Date:  Tuesday, December 19, 2017
Time:  11:00
Place:  ETH Zurich, Hönggerberg, HPF G 6
Host:  Jonathan Home

Engineered impurity-doped materials for Quantum Information Processing applications -nano-structures and disordered materials

Thomas Lutz
University of Calgary, Canada

I will discuss various ways to extend population lifetimes and coherence times of solid-state emitters. I focus on rare-earth-ion doped host materials and silicon vacancy centers in diamond, both of which are used for applications in quantum information processing and quantum communications.

One approach investigates the possibility to suppress lattice vibrations that cause decoherence and population relaxation by engineering the phonon density of states through nano-structuring of the emitter's host material. Towards this end we studied different materials and methods to obtain the desired nano-materials. Using various optical spectroscopic methods, we showed that population dynamics can indeed be influenced by modifying the structure of the surrounding host material.
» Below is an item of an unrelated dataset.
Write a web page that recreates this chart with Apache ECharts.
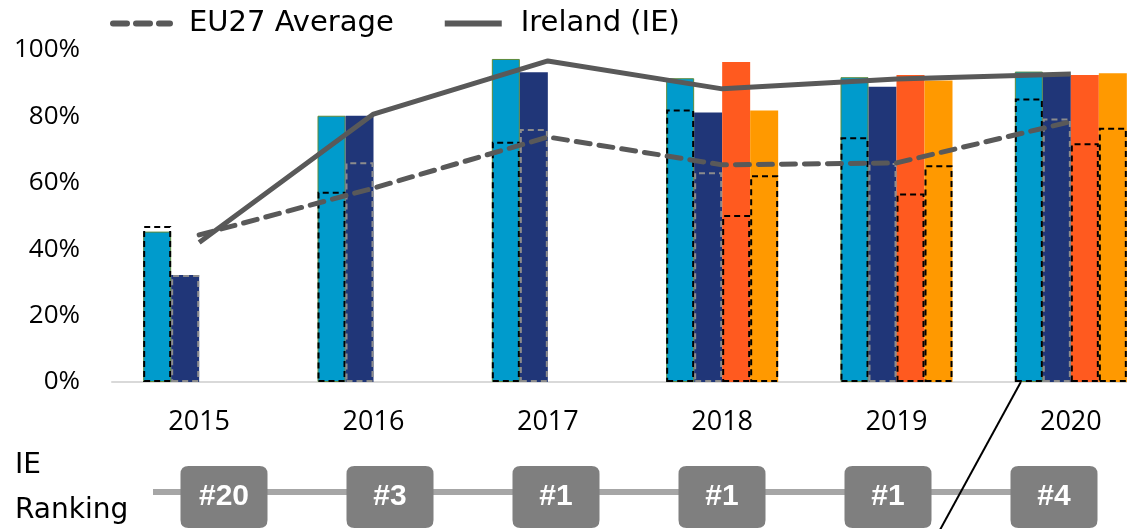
<!DOCTYPE html>
<html>
<head>
<meta charset="utf-8">
<script src="https://cdn.jsdelivr.net/npm/echarts@6/dist/echarts.min.js"></script>
<style>
  html, body { margin: 0; padding: 0; background: #fff; }
  #main { width: 1127px; height: 529px; }
</style>
</head>
<body>
<div id="main"></div>
<script>
var years = ['2015', '2016', '2017', '2018', '2019', '2020'];

// Ireland bars (filled)
var cyanVals = [45.3, 80.2, 97.3, 91.5, 91.8, 93.5];
var navyVals = [32.2, 80.2, 93.3, 81.2, 88.9, 92.2];
var orangeVals = [null, null, null, 96.4, 92.5, 92.5];
var amberVals = [null, null, null, 81.8, 90.8, 93.0];

// EU27 values per metric (dashed outlines)
var cyanEu = [47.0, 57.3, 72.4, 82.1, 73.7, 85.4];
var navyEu = [32.2, 66.2, 76.2, 63.2, 66.0, 79.4];
var orangeEu = [null, null, null, 50.3, 56.8, 71.9];
var amberEu = [null, null, null, 62.3, 65.3, 76.6];

// overall lines
var irelandLine = [42.0, 80.7, 96.7, 88.3, 91.3, 92.8];
var eu27Line = [44.3, 58.4, 73.8, 65.4, 66.0, 78.4];

var ranks = ['#20', '#3', '#1', '#1', '#1', '#4'];
var rankRow = [0.5, 0.5, 0.5, 0.5, 0.5, 0.5];
var rankLink = [0.58, 0.58, 0.58, 0.58, 0.58, 0.58];

var chart = echarts.init(document.getElementById('main'));

function fillBar(name, data, color, extra) {
  var s = {
    name: name, type: 'bar', xAxisIndex: 0, yAxisIndex: 0,
    data: data, barWidth: 28, barGap: '0%', z: 2,
    itemStyle: { color: color }
  };
  if (extra) Object.assign(s.itemStyle, extra);
  return s;
}
function outlineBar(name, data, border) {
  return {
    name: name, type: 'bar', xAxisIndex: 1, yAxisIndex: 0,
    data: data, barWidth: 28, barGap: '0%', z: 3, silent: true,
    itemStyle: { color: 'rgba(0,0,0,0)', borderColor: border, borderWidth: 2, borderType: [6, 4] }
  };
}

// rounded box with a small corner radius
var boxPath = 'path://M8,0 H79 Q87,0 87,8 V54 Q87,62 79,62 H8 Q0,62 0,54 V8 Q0,0 8,0 Z';

var option = {
  animation: false,
  backgroundColor: '#fff',
  legend: {
    data: ['EU27 Average', 'Ireland (IE)'],
    left: 105, top: 4,
    itemWidth: 57, itemHeight: 14, itemGap: 48,
    itemStyle: { opacity: 0 },
    lineStyle: { width: 6 },
    textStyle: { fontSize: 29, color: '#000', fontFamily: 'DejaVu Sans', padding: [0, 0, 0, 14] }
  },
  grid: [
    { left: 112, width: 1046, top: 50, bottom: 147, outerBoundsMode: 'none' },
    { left: 141, width: 996, top: 466, height: 62, outerBoundsMode: 'none' }
  ],
  xAxis: [
    {
      type: 'category', data: years, gridIndex: 0,
      axisLine: { lineStyle: { color: '#d9d9d9', width: 2 } },
      axisTick: { show: false },
      axisLabel: { fontSize: 27, color: '#000', margin: 27, fontFamily: 'Open Sans' }
    },
    { type: 'category', data: years, gridIndex: 0, show: false },
    { type: 'category', data: years, gridIndex: 1, show: false }
  ],
  yAxis: [
    {
      type: 'value', min: 0, max: 100, interval: 20, gridIndex: 0,
      axisLine: { show: false }, axisTick: { show: false }, splitLine: { show: false },
      axisLabel: { formatter: '{value}%', fontSize: 26, color: '#000', margin: 32, fontFamily: 'Open Sans' }
    },
    { type: 'value', min: 0, max: 1, gridIndex: 1, show: false }
  ],
  series: [
    fillBar('m1', cyanVals, '#009bcc', { borderColor: '#5f8a3a', borderWidth: 1 }),
    fillBar('m2', navyVals, '#203678'),
    fillBar('m3', orangeVals, '#ff5a1f'),
    fillBar('m4', amberVals, '#ff9900'),
    outlineBar('e1', cyanEu, '#000'),
    outlineBar('e2', navyEu, '#8c8c8c'),
    outlineBar('e3', orangeEu, '#000'),
    outlineBar('e4', amberEu, '#000'),
    {
      name: 'EU27 Average', type: 'line', xAxisIndex: 0, yAxisIndex: 0,
      data: eu27Line, symbol: 'none', z: 5,
      lineStyle: { color: '#595959', width: 5, type: [14, 9], cap: 'round' },
      itemStyle: { color: '#595959' }
    },
    {
      name: 'Ireland (IE)', type: 'line', xAxisIndex: 0, yAxisIndex: 0,
      data: irelandLine, symbol: 'none', z: 5,
      lineStyle: { color: '#595959', width: 5 },
      itemStyle: { color: '#595959' }
    },
    {
      name: 'rankLink', type: 'line', xAxisIndex: 2, yAxisIndex: 1,
      data: rankLink, symbol: 'none', z: 1, silent: true,
      lineStyle: { color: '#a6a6a6', width: 6 }
    },
    {
      name: 'rank', type: 'scatter', xAxisIndex: 2, yAxisIndex: 1,
      data: rankRow, symbol: boxPath, symbolSize: [87, 62], symbolKeepAspect: false, z: 4,
      itemStyle: { color: '#7f7f7f', opacity: 1 },
      label: {
        show: true, position: 'inside',
        formatter: function (p) { return ranks[p.dataIndex]; },
        color: '#fff', fontSize: 30, fontWeight: 'bold', fontFamily: 'Liberation Sans'
      }
    }
  ]
};
chart.setOption(option);

// annotations positioned from the axes
var rankStart = chart.convertToPixel({ gridIndex: 1 }, [0, rankLink[0]]);
var base2020 = chart.convertToPixel({ gridIndex: 0 }, [5, 0]);
chart.setOption({
  graphic: [
    { type: 'line', shape: { x1: 153, y1: rankStart[1], x2: rankStart[0], y2: rankStart[1] },
      style: { stroke: '#a6a6a6', lineWidth: 6 }, z: 1 },
    { type: 'line', shape: { x1: base2020[0] - 50, y1: base2020[1], x2: base2020[0] - 132, y2: base2020[1] + 150 },
      style: { stroke: '#000', lineWidth: 2 }, z: 10 },
    { type: 'text', left: 15, top: 452, style: { text: 'IE', fontSize: 28, fill: '#000', fontFamily: 'DejaVu Sans' } },
    { type: 'text', left: 15, top: 497, style: { text: 'Ranking', fontSize: 28, fill: '#000', fontFamily: 'DejaVu Sans' } }
  ]
});
</script>
</body>
</html>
For the silicon vacancy centers I will briefly discuss opportunities arising from the coupling to micro-cavities in diamond and present initial results.

As a second approach, we studied rare-earth-ions in disordered host materials. We showed with the example of an erbium doped fiber that such materials can indeed feature better properties, specifically longer population lifetimes, than the commonly used bulk crystals. This made it possible to use this medium for successful proof of principle experiments demonstrating a multimode quantum memory that operates within the convenient telecom band (around 1550 nm wavelength).